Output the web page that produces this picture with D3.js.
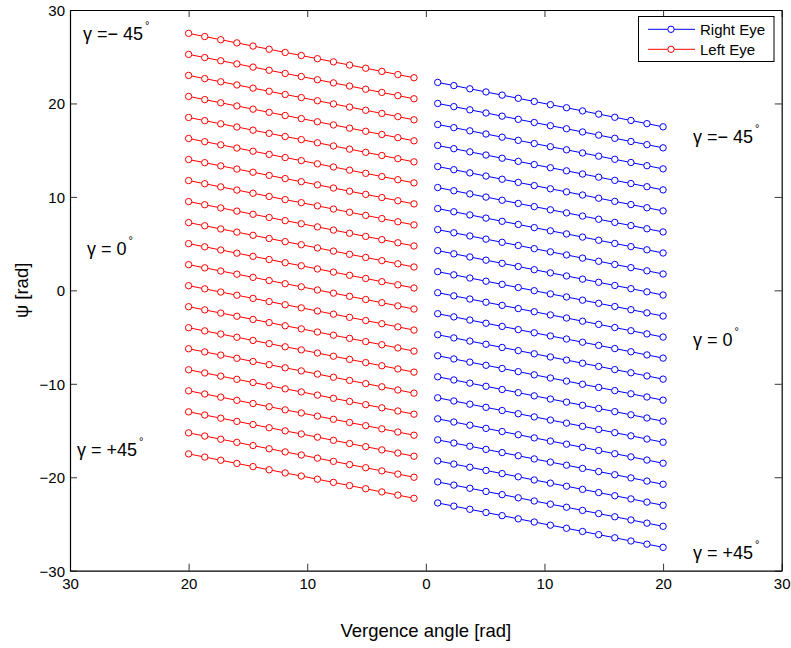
<!DOCTYPE html>
<html>
<head>
<meta charset="utf-8">
<script src="https://cdn.jsdelivr.net/npm/d3@7"></script>
<style>
  body { margin: 0; background: #fff; }
  svg { display: block; font-family: Arial, "Liberation Sans", Helvetica, sans-serif; }
</style>
</head>
<body>
<svg id="chart" width="791" height="648"></svg>
<script>
// x positions of the markers (left eye plotted on the negative side, labels show |x|)
const leftEyeX = [-20, -18.64, -17.29, -15.93, -14.57, -13.21, -11.86, -10.5, -9.14, -7.79, -6.43, -5.07, -3.71, -2.36, -1];
const rightEyeX = [1, 2.36, 3.71, 5.07, 6.43, 7.79, 9.14, 10.5, 11.86, 13.21, 14.57, 15.93, 17.29, 18.64, 20];

// psi values, one row per gamma line (top to bottom)
const leftEyePsi = [
  [27.5, 27.16, 26.82, 26.48, 26.14, 25.8, 25.46, 25.13, 24.79, 24.45, 24.11, 23.77, 23.43, 23.09, 22.75],
  [25.25, 24.91, 24.57, 24.23, 23.89, 23.55, 23.21, 22.88, 22.54, 22.2, 21.86, 21.52, 21.18, 20.84, 20.5],
  [23, 22.66, 22.32, 21.98, 21.64, 21.3, 20.96, 20.63, 20.29, 19.95, 19.61, 19.27, 18.93, 18.59, 18.25],
  [20.75, 20.41, 20.07, 19.73, 19.39, 19.05, 18.71, 18.38, 18.04, 17.7, 17.36, 17.02, 16.68, 16.34, 16],
  [18.5, 18.16, 17.82, 17.48, 17.14, 16.8, 16.46, 16.13, 15.79, 15.45, 15.11, 14.77, 14.43, 14.09, 13.75],
  [16.25, 15.91, 15.57, 15.23, 14.89, 14.55, 14.21, 13.88, 13.54, 13.2, 12.86, 12.52, 12.18, 11.84, 11.5],
  [14, 13.66, 13.32, 12.98, 12.64, 12.3, 11.96, 11.63, 11.29, 10.95, 10.61, 10.27, 9.93, 9.59, 9.25],
  [11.75, 11.41, 11.07, 10.73, 10.39, 10.05, 9.71, 9.38, 9.04, 8.7, 8.36, 8.02, 7.68, 7.34, 7],
  [9.5, 9.16, 8.82, 8.48, 8.14, 7.8, 7.46, 7.13, 6.79, 6.45, 6.11, 5.77, 5.43, 5.09, 4.75],
  [7.25, 6.91, 6.57, 6.23, 5.89, 5.55, 5.21, 4.88, 4.54, 4.2, 3.86, 3.52, 3.18, 2.84, 2.5],
  [5, 4.66, 4.32, 3.98, 3.64, 3.3, 2.96, 2.63, 2.29, 1.95, 1.61, 1.27, 0.93, 0.59, 0.25],
  [2.75, 2.41, 2.07, 1.73, 1.39, 1.05, 0.71, 0.38, 0.04, -0.3, -0.64, -0.98, -1.32, -1.66, -2],
  [0.5, 0.16, -0.18, -0.52, -0.86, -1.2, -1.54, -1.87, -2.21, -2.55, -2.89, -3.23, -3.57, -3.91, -4.25],
  [-1.75, -2.09, -2.43, -2.77, -3.11, -3.45, -3.79, -4.12, -4.46, -4.8, -5.14, -5.48, -5.82, -6.16, -6.5],
  [-4, -4.34, -4.68, -5.02, -5.36, -5.7, -6.04, -6.37, -6.71, -7.05, -7.39, -7.73, -8.07, -8.41, -8.75],
  [-6.25, -6.59, -6.93, -7.27, -7.61, -7.95, -8.29, -8.62, -8.96, -9.3, -9.64, -9.98, -10.32, -10.66, -11],
  [-8.5, -8.84, -9.18, -9.52, -9.86, -10.2, -10.54, -10.87, -11.21, -11.55, -11.89, -12.23, -12.57, -12.91, -13.25],
  [-10.75, -11.09, -11.43, -11.77, -12.11, -12.45, -12.79, -13.12, -13.46, -13.8, -14.14, -14.48, -14.82, -15.16, -15.5],
  [-13, -13.34, -13.68, -14.02, -14.36, -14.7, -15.04, -15.37, -15.71, -16.05, -16.39, -16.73, -17.07, -17.41, -17.75],
  [-15.25, -15.59, -15.93, -16.27, -16.61, -16.95, -17.29, -17.62, -17.96, -18.3, -18.64, -18.98, -19.32, -19.66, -20],
  [-17.5, -17.84, -18.18, -18.52, -18.86, -19.2, -19.54, -19.87, -20.21, -20.55, -20.89, -21.23, -21.57, -21.91, -22.25]
];

const rightEyePsi = [
  [22.25, 21.91, 21.57, 21.23, 20.89, 20.55, 20.21, 19.87, 19.54, 19.2, 18.86, 18.52, 18.18, 17.84, 17.5],
  [20, 19.66, 19.32, 18.98, 18.64, 18.3, 17.96, 17.62, 17.29, 16.95, 16.61, 16.27, 15.93, 15.59, 15.25],
  [17.75, 17.41, 17.07, 16.73, 16.39, 16.05, 15.71, 15.37, 15.04, 14.7, 14.36, 14.02, 13.68, 13.34, 13],
  [15.5, 15.16, 14.82, 14.48, 14.14, 13.8, 13.46, 13.12, 12.79, 12.45, 12.11, 11.77, 11.43, 11.09, 10.75],
  [13.25, 12.91, 12.57, 12.23, 11.89, 11.55, 11.21, 10.87, 10.54, 10.2, 9.86, 9.52, 9.18, 8.84, 8.5],
  [11, 10.66, 10.32, 9.98, 9.64, 9.3, 8.96, 8.62, 8.29, 7.95, 7.61, 7.27, 6.93, 6.59, 6.25],
  [8.75, 8.41, 8.07, 7.73, 7.39, 7.05, 6.71, 6.37, 6.04, 5.7, 5.36, 5.02, 4.68, 4.34, 4],
  [6.5, 6.16, 5.82, 5.48, 5.14, 4.8, 4.46, 4.12, 3.79, 3.45, 3.11, 2.77, 2.43, 2.09, 1.75],
  [4.25, 3.91, 3.57, 3.23, 2.89, 2.55, 2.21, 1.87, 1.54, 1.2, 0.86, 0.52, 0.18, -0.16, -0.5],
  [2, 1.66, 1.32, 0.98, 0.64, 0.3, -0.04, -0.38, -0.71, -1.05, -1.39, -1.73, -2.07, -2.41, -2.75],
  [-0.25, -0.59, -0.93, -1.27, -1.61, -1.95, -2.29, -2.63, -2.96, -3.3, -3.64, -3.98, -4.32, -4.66, -5],
  [-2.5, -2.84, -3.18, -3.52, -3.86, -4.2, -4.54, -4.88, -5.21, -5.55, -5.89, -6.23, -6.57, -6.91, -7.25],
  [-4.75, -5.09, -5.43, -5.77, -6.11, -6.45, -6.79, -7.13, -7.46, -7.8, -8.14, -8.48, -8.82, -9.16, -9.5],
  [-7, -7.34, -7.68, -8.02, -8.36, -8.7, -9.04, -9.38, -9.71, -10.05, -10.39, -10.73, -11.07, -11.41, -11.75],
  [-9.25, -9.59, -9.93, -10.27, -10.61, -10.95, -11.29, -11.63, -11.96, -12.3, -12.64, -12.98, -13.32, -13.66, -14],
  [-11.5, -11.84, -12.18, -12.52, -12.86, -13.2, -13.54, -13.88, -14.21, -14.55, -14.89, -15.23, -15.57, -15.91, -16.25],
  [-13.75, -14.09, -14.43, -14.77, -15.11, -15.45, -15.79, -16.13, -16.46, -16.8, -17.14, -17.48, -17.82, -18.16, -18.5],
  [-16, -16.34, -16.68, -17.02, -17.36, -17.7, -18.04, -18.38, -18.71, -19.05, -19.39, -19.73, -20.07, -20.41, -20.75],
  [-18.25, -18.59, -18.93, -19.27, -19.61, -19.95, -20.29, -20.63, -20.96, -21.3, -21.64, -21.98, -22.32, -22.66, -23],
  [-20.5, -20.84, -21.18, -21.52, -21.86, -22.2, -22.54, -22.88, -23.21, -23.55, -23.89, -24.23, -24.57, -24.91, -25.25],
  [-22.75, -23.09, -23.43, -23.77, -24.11, -24.45, -24.79, -25.13, -25.46, -25.8, -26.14, -26.48, -26.82, -27.16, -27.5]
];

const xTicks = [-30, -20, -10, 0, 10, 20, 30];
const yTicks = [-30, -20, -10, 0, 10, 20, 30];
const seriesNames = ["Right Eye", "Left Eye"];
const gammaLabels = ["γ =− 45", "γ = 0", "γ = +45", "γ =− 45", "γ = 0", "γ = +45"];

// layout
const margin = { left: 70, right: 9.3, top: 10, bottom: 77.3 };
const W = 791, H = 648;
const colors = { "Right Eye": "#0000ff", "Left Eye": "#ff0000" };
const gammaPos = [[83, 40], [87, 255], [77, 456], [693, 143], [693, 346], [693, 559]];

const svg = d3.select("#chart");
const x = d3.scaleLinear().domain([-30, 30]).range([margin.left, W - margin.right]);
const y = d3.scaleLinear().domain([-30, 30]).range([H - margin.bottom, margin.top]);
const minus = v => v < 0 ? "\u2212" + Math.abs(v) : "" + v;

// axes (ticks point inward, box on all four sides)
const gx = svg.append("g").attr("transform", `translate(0,${y(-30)})`)
  .call(d3.axisBottom(x).tickValues(xTicks).tickFormat(d => Math.abs(d))
    .tickSizeInner(-7).tickSizeOuter(0).tickPadding(8));
svg.append("g").attr("transform", `translate(0,${y(30)})`)
  .call(d3.axisTop(x).tickValues(xTicks).tickFormat("").tickSizeInner(-7).tickSizeOuter(0));
const gy = svg.append("g").attr("transform", `translate(${x(-30)},0)`)
  .call(d3.axisLeft(y).tickValues(yTicks).tickFormat(minus)
    .tickSizeInner(-7).tickSizeOuter(0).tickPadding(5));
svg.append("g").attr("transform", `translate(${x(30)},0)`)
  .call(d3.axisRight(y).tickValues(yTicks).tickFormat("").tickSizeInner(-7).tickSizeOuter(0));

svg.selectAll(".domain").attr("stroke", "#000").attr("stroke-width", 1.2);
svg.selectAll(".tick line").attr("stroke", "#000").attr("stroke-width", 0.8);
svg.selectAll(".tick text").attr("font-size", 15).attr("fill", "#000")
  .attr("font-family", "Arial, 'Liberation Sans', sans-serif");
gy.selectAll(".tick text").attr("dy", "0.36em");

// lines and markers
const line = d3.line().x(d => x(d[0])).y(d => y(d[1]));
function drawSeries(xs, rows, color) {
  const g = svg.append("g");
  rows.forEach(row => {
    const pts = xs.map((v, i) => [v, row[i]]);
    g.append("path").attr("d", line(pts)).attr("fill", "none")
      .attr("stroke", color).attr("stroke-width", 1);
    g.selectAll(null).data(pts).enter().append("circle")
      .attr("cx", d => x(d[0])).attr("cy", d => y(d[1])).attr("r", 3.2)
      .attr("fill", "#fff").attr("stroke", color).attr("stroke-width", 1);
  });
}
drawSeries(leftEyeX, leftEyePsi, colors["Left Eye"]);
drawSeries(rightEyeX, rightEyePsi, colors["Right Eye"]);

// gamma annotations
gammaLabels.forEach((t, i) => {
  const txt = svg.append("text").attr("x", gammaPos[i][0]).attr("y", gammaPos[i][1])
    .attr("font-size", 18).attr("fill", "#000");
  txt.append("tspan").text(t);
  txt.append("tspan").attr("dx", 2).attr("dy", -11).attr("font-size", 11).text("°");
});

// axis labels
svg.append("text").attr("x", x(0)).attr("y", 636.5).attr("text-anchor", "middle")
  .attr("font-size", 18.5).attr("fill", "#000").text("Vergence angle [rad]");
svg.append("text").attr("transform", `translate(28,${y(0)}) rotate(-90)`)
  .attr("text-anchor", "middle").attr("font-size", 18.5).attr("fill", "#000").text("ψ [rad]");

// legend
const lg = svg.append("g");
lg.append("rect").attr("x", 638.5).attr("y", 16.5).attr("width", 135.5).attr("height", 45)
  .attr("fill", "#fff").attr("stroke", "#000").attr("stroke-width", 1);
seriesNames.forEach((name, i) => {
  const ly = 29.3 + i * 20;
  lg.append("line").attr("x1", 648).attr("x2", 695).attr("y1", ly).attr("y2", ly)
    .attr("stroke", colors[name]).attr("stroke-width", 1);
  lg.append("circle").attr("cx", 671).attr("cy", ly).attr("r", 3.2)
    .attr("fill", "#fff").attr("stroke", colors[name]);
  lg.append("text").attr("x", 700).attr("y", ly + 5.3).attr("font-size", 15)
    .attr("fill", "#000").text(name);
});
</script>
</body>
</html>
|---|
Copy nothing but the lines from the top of the data down to the line containing "17.29, 18.64, 20];", and leave the pictures out.

Output the web page that produces this picture with D3.js.
<!DOCTYPE html>
<html>
<head>
<meta charset="utf-8">
<script src="https://cdn.jsdelivr.net/npm/d3@7"></script>
<style>
  body { margin: 0; background: #fff; }
  svg { display: block; font-family: Arial, "Liberation Sans", Helvetica, sans-serif; }
</style>
</head>
<body>
<svg id="chart" width="791" height="648"></svg>
<script>
// x positions of the markers (left eye plotted on the negative side, labels show |x|)
const leftEyeX = [-20, -18.64, -17.29, -15.93, -14.57, -13.21, -11.86, -10.5, -9.14, -7.79, -6.43, -5.07, -3.71, -2.36, -1];
const rightEyeX = [1, 2.36, 3.71, 5.07, 6.43, 7.79, 9.14, 10.5, 11.86, 13.21, 14.57, 15.93, 17.29, 18.64, 20];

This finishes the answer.